Örnek: DRB/derabe fiili bir ayette “vurdu” anlamında kullanılırken, başka bir ayette “verdi” (derebellahu meselen/Allah misal verdi) anlamında kullanılmaktadır.
-Kur’an’ı doğru anlayabilmek için yeterli bilgi ve müktesebata sahip olmak esastır. Hangi meslek olursa olsun veya hangi kaynak olursa olsun, onu tam ve doğru anlamak için yeterli bilgiye, donanıma ve yeteneğe sahip olmak gerekir. Kur’an’ı doğru anlamak için de mükemmel olmasa da Arapça ve anlamayı kolaylaştıran Kur’an ilimlerini (mekki-medeni, muhkem-müteşabih, i’caz-mu’ciz, siyak-sibak, tarihi bağlam, esbabı nüzul, mukattaa, meani, meseller, kıssalar, deyimler, mecaz, temsil, kinaye vs.) bilmek gerekir. Dolayısıyla Kur’an’ın tafsilatlı açıklanmış olması, yeterince bilgi sahibi olmayanlar için bir anlam ifade etmez. (6/105)

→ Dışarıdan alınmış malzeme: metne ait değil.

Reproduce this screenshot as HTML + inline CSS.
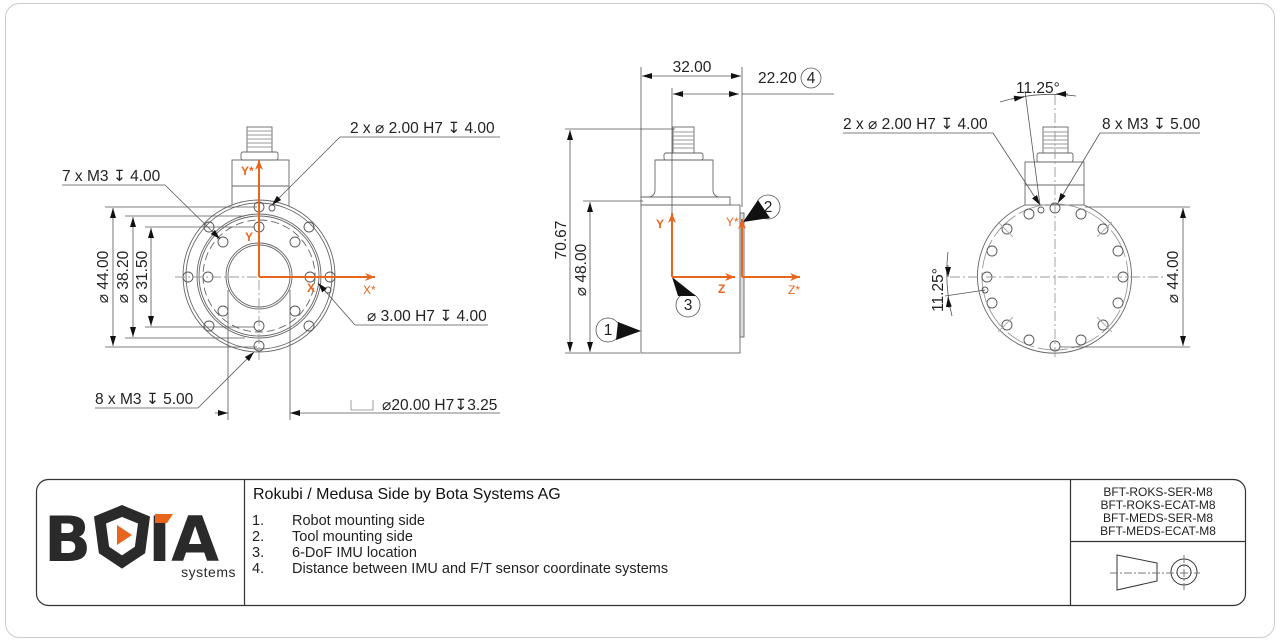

-Kur’an’ı doğru anlamak için aklı doğru kullanmak esastır.
Çünkü Kur’an, aklını kullananlara hitap etmektedir. (30/28) Allah, aklını kullananlar için ayetlerini tafsilatlı bir şekilde açıklamıştır. O nedenle aklını kullanmayanlar (tedebbür, tezekkür, tefekkür ve tefakkuh etmeyenler), akıllarını başkalarına ipotek edenler ve başkalarının akıllarıyla hareket edenler Kur’an ayetlerini doğru anlayamazlar.
-Kur’an ayetlerini kevnî ayetler ve bilimin ışığında okuyup anlamak esastır. Bilindiği gibi Kur’an’daki ayetlerin yanı sıra insanda ve evrende (kainat/kevnî) ayetler vardır. Bu kevnî ayetler bilim haline getirildiğinde Kur’an ayetleri daha kolay anlaşılacaktır.
Mesela, ‘kiramen katibin’ denilen meleklerin, kamera icadıyla daha kolay anlaşılması.
Yine, insanın yaratılış evreleri hakkında Kur’an verdiği bilgilerin, tıp ilminden yararlanıldığı takdirde, bu evrelerin daha kolay anlaşılması gibi.
-Kur’an’a parçacı değil, bütüncül okumak esastır.
Ayetleri anlamaya çalışırken konuyla ilgili ayetlerin tümünü, siyak ve sibakını (bağlamını) dikkate almak gerekir. İçinden bir ayeti cımbızlayarak hüküm vermek son derece yanlıştır. Mesela, şefaat ile ilgili ayetlere bütüncül olarak bakmadan, şefaatin bütünüyle Allah’a ait olduğunu dikkate almadan “Allah’ın izin verdikleri şefaat edecekler” gibi bir sonuç çıkartmak son derece yanlıştır.
-İleri derecede Arapça bilgisine sahip olmayanların, meal ve tefsirlerden Kur’an’ı okuyup anlamaya çalışmaları esastır. Bazı ayetlerde farklılıklar olacaktır; ancak o farklılıklar, zenginlik olarak görülmeli ve mealler mukayeseli olarak okunmalıdır.
-Kur’an’ın inzalinin tarihsel, mesajının evrensel olduğunu bilmek esastır. Tarihsel ayetlerin olması, ders çıkartmak ve ibret almak içindir. Tarihsel olan her bir ayetin iniş sebebi vardır. O sebebi ve illeti tespit ederek çıkan mesajı evrensel duruma çıkartmak gerekir.
-Kur’an’ın maksat ve misyonunun sorun çözmek olduğunu bilmek esastır. Kur’an, insanların sorunlarını çözmek için 23 yıl boyunca inmeye devam etmiştir. Her sorunun cevabını açıkça veren bir fetva kitabı olmaktan ziyade, çıkan sorunları çözeceğimiz Formüller (ilkeler) vermektedir. O ilkeler ile kıyamete kadar her türlü problemi çözmek mümkündür.
Mesela; Maide suresi 90’daki hamrın (içkinin) yasaklanma illeti, akla zarar vermiş olmasıdır. Dolayısıyla akla zarar veren her türlü gıda, “hamr” olarak kabul edilmeli ve yasaklanmalıdır.
Hülasa; ‘Kur’an anlaşılsın’ diye tafsilatlı açıklanmış ve kolaylaştırılmıştır. (Hatta insanlardan istenenler toplansa, bir A4 kağıdına sığacak kadardır;) Ancak tafsilatlı açıklanmış olması, yeterince bilgi sahibi olmayanların da kolay anlayacağı ve hüküm çıkaracağı anlamına gelmez. (6/105) Onu doğru anlamanın kuralları vardır. Bu kurallara uyulduğu takdirde doğru sonuca ulaşılacaktır.
Selam ve sağlık dileklerimle… BEŞİR İSLAMOĞLU, 8.8.25
*Bu makalede yer alan fikirler yazara aittir ve Hikmet Akademisi'nin editöryal politikasını yansıtmayabilir.